护士像是猜到了她的小心思,也难怪,许嘉言一张脸长得俊俏,又温和有礼,上午两个护士争着要去给他抽血,最后还是石头剪刀布决定的。
护士问她:“你是16床的什么人?”
“朋…朋友…”
这吞吞吐吐的模样,一准不是朋友了。
“那等下我进去给他量体温,你跟我一块进去?”护士嘴角一直弯着,要不是因为她有男朋友了,她才不会这么热心。
“好、好啊!”
五分钟后,萧若跟在护士的身后进了病房。
病房里除了许嘉言还有另一个病人,侧身睡着。
病房里开了暖气,穿着蓝白相间病号服的许嘉言半躺着,脸色有些苍白,他没有睡着,听见门声,他睁开眼,看见护士身后的姑娘,他撑着胳膊,微微坐直了几分。
护士把体温计递给他,转身,对萧若眨了下眼,就走了。
许嘉言想说他半个小时前已经量过一次体温了。
但他还是解开病号服的衣领,把体温计夹到了腋下。
萧若小心翼翼的往他的病床前挪近了两步,露出一个并不怎么自然的笑来。
“我刚好来看一个朋友,就、就路过,好巧啊。”她语无伦次又漏洞百出。
许嘉言的目光在她脸上停留了两秒,又收回了视线。
他只是腿残了,却不傻,他能看出眼前的姑娘对他的心思,就像台里的张清清一样。
他没有揭穿她,许是怕吵着另一个病人,他说话声音很小:“我没事,很晚了,你快些回家吧。”
开口就赶她走。
萧若在他面前虽然是个胆小鬼,但对他的执念有很深,不然不会喜欢他三年了还不知退缩。
她固执地杵在那,因为手足无措,她两个脚尖不自觉地小幅度的动着。
五分钟过去,许嘉言把衣服里的体温计拿出来,看了一眼,然后握在手里等护士来。
萧若没话找话:“护士说你明天手术。”她想说的是别人手术都会有家属在外面等候,她可不可以也来,像别人的家属那样,等他。
许嘉言言语淡淡的:“小手术而已,不打紧。”
“哦。”萧若继续低头抠手指,大拇指的指甲盖都被她抠掉了一圈,她偷瞄他一眼,问:“那你明天几点手术?”
许嘉言没有说话,冷不丁的,安静的病房里传出打鼾声。
萧若看过去,紧接着蹙起了眉头,她得给他换间病房才行。
又过了一会,护士还没来,许嘉言抬手按了床头上的呼叫器。
护士推门进来,许嘉言将体温计还给护士,护士看了看,说:“体温正常。”
下了一次逐客令的许嘉言不好再开口,便对护士说:“我要休息了。”
护士心领神会,扭头对干杵着的萧若说:“病人休息,你明天再来?”
再待下去就成癞皮狗了。
就想当只癞皮狗的萧若哦了一声,往门口走,也就两三米远,她回了好几次头,直到护士把门带上,她才重重地呼了一声气。
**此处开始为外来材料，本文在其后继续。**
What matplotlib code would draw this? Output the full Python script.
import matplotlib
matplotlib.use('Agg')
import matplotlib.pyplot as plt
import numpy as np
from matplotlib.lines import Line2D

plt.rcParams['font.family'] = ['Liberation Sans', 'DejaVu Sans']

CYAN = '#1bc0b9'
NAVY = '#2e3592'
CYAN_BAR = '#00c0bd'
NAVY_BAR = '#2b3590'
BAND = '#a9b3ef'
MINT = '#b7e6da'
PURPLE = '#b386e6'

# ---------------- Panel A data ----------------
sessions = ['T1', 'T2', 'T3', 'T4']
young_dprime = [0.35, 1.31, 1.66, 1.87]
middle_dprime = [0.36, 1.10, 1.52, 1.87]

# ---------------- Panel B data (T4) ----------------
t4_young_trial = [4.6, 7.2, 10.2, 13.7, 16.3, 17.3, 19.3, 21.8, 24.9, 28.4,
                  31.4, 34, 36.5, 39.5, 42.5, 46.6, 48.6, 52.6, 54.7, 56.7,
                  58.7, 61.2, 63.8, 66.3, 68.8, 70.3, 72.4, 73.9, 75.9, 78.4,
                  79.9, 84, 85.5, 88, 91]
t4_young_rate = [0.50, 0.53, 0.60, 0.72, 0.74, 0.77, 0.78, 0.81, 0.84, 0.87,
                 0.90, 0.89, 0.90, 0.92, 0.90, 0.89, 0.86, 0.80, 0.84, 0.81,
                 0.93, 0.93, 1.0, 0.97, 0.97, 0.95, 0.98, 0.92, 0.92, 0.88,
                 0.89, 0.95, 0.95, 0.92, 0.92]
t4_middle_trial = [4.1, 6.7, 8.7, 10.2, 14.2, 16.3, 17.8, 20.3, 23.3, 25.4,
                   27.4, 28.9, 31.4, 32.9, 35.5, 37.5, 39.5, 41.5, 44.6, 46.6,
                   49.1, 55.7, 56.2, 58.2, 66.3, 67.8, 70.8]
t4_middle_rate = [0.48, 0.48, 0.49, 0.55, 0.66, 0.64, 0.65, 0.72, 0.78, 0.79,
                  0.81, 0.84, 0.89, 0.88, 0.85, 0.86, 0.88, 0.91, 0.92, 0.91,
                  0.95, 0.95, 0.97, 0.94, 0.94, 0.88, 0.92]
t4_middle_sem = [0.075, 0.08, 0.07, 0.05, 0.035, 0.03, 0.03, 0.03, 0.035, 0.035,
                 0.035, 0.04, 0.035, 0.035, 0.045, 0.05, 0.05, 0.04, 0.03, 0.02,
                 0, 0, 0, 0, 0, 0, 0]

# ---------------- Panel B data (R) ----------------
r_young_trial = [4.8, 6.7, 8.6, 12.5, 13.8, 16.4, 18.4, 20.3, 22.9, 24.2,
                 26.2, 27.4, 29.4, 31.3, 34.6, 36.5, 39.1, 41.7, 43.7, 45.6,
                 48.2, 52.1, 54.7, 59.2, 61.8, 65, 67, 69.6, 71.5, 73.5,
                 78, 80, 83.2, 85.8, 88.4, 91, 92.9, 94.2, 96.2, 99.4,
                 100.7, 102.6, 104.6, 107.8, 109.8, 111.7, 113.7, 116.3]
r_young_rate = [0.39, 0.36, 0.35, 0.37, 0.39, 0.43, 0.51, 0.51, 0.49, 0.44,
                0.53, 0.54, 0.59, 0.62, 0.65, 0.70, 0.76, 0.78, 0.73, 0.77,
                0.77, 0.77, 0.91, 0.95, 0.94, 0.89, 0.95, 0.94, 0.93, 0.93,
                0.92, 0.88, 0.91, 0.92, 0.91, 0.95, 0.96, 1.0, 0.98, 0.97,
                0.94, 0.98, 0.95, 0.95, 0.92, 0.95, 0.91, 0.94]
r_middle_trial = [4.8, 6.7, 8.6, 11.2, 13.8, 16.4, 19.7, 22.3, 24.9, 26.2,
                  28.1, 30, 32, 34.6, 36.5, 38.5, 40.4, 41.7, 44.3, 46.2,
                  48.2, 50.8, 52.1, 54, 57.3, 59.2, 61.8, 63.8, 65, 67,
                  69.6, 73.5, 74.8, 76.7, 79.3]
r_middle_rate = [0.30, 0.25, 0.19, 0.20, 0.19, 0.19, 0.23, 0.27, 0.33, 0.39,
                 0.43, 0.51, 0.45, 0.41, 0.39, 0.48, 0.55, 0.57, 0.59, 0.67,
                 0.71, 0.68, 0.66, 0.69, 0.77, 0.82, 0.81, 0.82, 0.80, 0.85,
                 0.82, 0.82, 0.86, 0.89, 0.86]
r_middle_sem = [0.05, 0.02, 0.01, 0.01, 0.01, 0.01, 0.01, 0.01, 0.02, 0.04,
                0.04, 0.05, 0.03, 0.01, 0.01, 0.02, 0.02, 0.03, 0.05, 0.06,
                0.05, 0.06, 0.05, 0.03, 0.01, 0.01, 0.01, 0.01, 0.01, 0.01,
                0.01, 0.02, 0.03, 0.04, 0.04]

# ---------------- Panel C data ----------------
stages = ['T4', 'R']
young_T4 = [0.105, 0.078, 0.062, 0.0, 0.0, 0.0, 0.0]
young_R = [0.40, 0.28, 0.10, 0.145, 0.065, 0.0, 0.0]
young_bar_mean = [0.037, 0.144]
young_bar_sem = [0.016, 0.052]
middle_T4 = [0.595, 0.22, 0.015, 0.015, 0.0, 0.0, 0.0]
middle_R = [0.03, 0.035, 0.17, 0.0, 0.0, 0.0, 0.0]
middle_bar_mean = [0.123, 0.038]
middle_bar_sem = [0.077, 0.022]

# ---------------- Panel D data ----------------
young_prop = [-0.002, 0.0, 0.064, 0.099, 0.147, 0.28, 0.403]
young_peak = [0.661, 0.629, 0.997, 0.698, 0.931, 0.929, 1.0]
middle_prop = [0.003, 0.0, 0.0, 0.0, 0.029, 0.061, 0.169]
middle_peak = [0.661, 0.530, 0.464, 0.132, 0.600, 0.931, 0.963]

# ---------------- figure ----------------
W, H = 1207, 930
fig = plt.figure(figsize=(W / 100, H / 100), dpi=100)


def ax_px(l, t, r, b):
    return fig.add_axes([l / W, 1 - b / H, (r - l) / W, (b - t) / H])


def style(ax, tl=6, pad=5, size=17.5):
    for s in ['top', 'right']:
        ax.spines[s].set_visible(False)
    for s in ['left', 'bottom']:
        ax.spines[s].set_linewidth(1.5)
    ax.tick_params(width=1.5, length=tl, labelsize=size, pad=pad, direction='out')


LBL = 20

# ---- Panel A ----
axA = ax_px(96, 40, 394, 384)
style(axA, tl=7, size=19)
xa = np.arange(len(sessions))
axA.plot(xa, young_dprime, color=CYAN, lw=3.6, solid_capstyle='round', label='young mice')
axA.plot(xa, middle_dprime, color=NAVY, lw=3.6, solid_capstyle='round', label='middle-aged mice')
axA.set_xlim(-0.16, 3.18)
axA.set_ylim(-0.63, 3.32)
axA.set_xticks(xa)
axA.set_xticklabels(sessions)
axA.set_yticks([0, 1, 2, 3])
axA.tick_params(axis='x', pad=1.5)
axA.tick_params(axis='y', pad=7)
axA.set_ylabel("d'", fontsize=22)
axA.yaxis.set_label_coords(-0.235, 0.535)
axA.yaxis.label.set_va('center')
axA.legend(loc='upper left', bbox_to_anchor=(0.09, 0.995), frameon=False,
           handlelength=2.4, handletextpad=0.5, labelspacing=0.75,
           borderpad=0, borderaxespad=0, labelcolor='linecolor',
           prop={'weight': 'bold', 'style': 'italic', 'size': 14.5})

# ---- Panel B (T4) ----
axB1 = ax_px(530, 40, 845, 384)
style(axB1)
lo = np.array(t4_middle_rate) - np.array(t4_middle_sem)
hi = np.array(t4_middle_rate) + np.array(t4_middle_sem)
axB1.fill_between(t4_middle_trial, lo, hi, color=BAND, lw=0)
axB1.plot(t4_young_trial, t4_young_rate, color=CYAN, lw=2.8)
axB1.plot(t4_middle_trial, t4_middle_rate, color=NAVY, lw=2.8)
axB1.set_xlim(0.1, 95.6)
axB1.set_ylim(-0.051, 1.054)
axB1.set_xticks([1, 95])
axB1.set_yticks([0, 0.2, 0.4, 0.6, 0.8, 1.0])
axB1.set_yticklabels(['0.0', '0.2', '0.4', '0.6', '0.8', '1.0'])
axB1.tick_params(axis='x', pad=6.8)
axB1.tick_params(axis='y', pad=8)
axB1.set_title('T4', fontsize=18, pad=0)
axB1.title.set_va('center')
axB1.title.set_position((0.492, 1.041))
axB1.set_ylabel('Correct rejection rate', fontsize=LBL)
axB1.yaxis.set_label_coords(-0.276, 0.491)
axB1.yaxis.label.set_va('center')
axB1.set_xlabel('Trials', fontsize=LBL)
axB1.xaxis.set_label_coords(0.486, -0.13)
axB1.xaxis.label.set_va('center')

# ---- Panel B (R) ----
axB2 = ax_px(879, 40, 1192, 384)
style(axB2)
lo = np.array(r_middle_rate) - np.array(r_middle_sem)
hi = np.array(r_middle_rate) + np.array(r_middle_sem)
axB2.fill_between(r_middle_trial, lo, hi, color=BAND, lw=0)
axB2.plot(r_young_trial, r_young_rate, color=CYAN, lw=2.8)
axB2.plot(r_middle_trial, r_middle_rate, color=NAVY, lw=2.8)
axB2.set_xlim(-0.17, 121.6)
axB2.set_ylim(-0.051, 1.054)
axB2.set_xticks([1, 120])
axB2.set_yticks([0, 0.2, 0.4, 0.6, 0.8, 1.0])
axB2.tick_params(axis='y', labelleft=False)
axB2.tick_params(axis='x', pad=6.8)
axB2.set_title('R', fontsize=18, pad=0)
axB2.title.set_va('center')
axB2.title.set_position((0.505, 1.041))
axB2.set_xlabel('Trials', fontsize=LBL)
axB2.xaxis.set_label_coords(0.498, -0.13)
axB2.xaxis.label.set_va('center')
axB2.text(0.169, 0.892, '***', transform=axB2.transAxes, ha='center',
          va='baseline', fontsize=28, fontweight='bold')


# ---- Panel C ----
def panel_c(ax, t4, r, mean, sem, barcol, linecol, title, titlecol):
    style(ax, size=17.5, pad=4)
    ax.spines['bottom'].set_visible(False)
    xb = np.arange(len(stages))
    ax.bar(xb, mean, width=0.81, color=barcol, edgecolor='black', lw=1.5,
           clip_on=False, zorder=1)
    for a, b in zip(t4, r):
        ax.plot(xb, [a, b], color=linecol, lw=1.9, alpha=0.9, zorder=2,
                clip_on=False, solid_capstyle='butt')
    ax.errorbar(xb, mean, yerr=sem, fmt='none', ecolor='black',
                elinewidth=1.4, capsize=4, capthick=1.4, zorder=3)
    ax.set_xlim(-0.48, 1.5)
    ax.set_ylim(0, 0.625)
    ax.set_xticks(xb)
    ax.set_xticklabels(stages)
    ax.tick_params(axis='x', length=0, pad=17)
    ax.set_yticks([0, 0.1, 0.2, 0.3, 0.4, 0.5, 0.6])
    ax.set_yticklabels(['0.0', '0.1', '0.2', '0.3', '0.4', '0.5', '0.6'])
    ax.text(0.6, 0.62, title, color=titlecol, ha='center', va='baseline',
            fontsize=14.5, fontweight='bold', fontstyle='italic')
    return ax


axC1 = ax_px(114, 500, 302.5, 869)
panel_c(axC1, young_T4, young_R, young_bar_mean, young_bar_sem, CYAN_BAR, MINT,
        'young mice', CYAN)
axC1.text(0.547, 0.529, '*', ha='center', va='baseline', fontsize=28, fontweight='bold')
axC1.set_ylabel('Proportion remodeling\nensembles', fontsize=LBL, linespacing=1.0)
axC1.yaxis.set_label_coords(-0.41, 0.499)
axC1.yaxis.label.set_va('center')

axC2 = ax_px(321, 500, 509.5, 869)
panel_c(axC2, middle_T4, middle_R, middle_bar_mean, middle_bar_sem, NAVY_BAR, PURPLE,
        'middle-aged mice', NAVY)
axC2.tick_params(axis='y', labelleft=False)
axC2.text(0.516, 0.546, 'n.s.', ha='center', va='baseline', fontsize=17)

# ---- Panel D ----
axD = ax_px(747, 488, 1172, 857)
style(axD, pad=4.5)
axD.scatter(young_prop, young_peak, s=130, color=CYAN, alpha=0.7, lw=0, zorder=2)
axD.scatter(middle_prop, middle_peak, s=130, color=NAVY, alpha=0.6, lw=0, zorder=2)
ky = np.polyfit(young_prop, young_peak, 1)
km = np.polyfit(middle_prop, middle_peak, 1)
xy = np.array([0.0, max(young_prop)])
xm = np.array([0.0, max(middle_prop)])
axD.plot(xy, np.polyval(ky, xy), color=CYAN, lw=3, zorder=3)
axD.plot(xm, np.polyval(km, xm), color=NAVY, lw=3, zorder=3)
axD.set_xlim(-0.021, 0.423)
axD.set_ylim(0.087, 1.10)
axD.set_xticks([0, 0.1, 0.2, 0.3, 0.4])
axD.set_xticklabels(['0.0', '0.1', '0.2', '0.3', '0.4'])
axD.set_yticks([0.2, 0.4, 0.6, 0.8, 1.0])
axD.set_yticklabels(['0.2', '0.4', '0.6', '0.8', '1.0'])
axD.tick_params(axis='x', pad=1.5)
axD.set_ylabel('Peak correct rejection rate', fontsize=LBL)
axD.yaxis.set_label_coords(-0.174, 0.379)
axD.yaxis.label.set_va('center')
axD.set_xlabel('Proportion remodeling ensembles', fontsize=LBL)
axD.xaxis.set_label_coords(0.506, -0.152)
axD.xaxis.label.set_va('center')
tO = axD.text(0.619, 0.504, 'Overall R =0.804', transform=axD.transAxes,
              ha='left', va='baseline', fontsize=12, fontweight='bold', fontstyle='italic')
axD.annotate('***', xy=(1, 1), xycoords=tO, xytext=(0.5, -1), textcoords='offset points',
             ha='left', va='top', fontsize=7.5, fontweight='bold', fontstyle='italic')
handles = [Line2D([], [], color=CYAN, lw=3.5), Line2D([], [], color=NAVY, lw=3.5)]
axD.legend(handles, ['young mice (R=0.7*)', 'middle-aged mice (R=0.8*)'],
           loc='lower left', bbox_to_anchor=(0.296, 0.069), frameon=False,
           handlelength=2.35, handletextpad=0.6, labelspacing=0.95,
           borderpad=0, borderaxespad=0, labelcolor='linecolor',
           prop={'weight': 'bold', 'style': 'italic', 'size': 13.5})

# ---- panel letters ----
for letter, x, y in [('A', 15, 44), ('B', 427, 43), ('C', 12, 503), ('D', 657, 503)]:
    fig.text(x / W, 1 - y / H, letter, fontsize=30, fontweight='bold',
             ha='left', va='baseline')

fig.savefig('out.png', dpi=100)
走到电梯口,她又折回来,问护士:“许嘉言明天下午几点手术?”
“三点半。”
三点半,萧若记下了。
回到家,已经是凌晨十二点。
潘云还没睡,坐在客厅的沙发上等她。
见萧若垂头丧气地进门,她没好气地咳了一声。
萧若装作没听见,换了拖鞋就往楼上去。
被当做空气的潘云追上楼梯,拽住她:“你最近怎么老是半夜出去?”她怀疑女儿谈恋爱了。
她这个女儿一向眼高于头顶,她这个做母亲的太好奇。
萧若耷拉着脑袋,垂头丧气:“妈,我心里难受。”
潘云:“……”
没等潘云问,萧若就弯腰抱住了她:“妈,如果我不这么完美就好了。”最好缺条胳臂少条腿,那他就是不是就不会这么据她于千里了?
潘云一时语塞,还有人嫌自己完美的?
萧若吸了吸鼻子,松开手,转身上了楼。潘云愣在原地,这是受什么刺激了?出去一趟回来就焉了。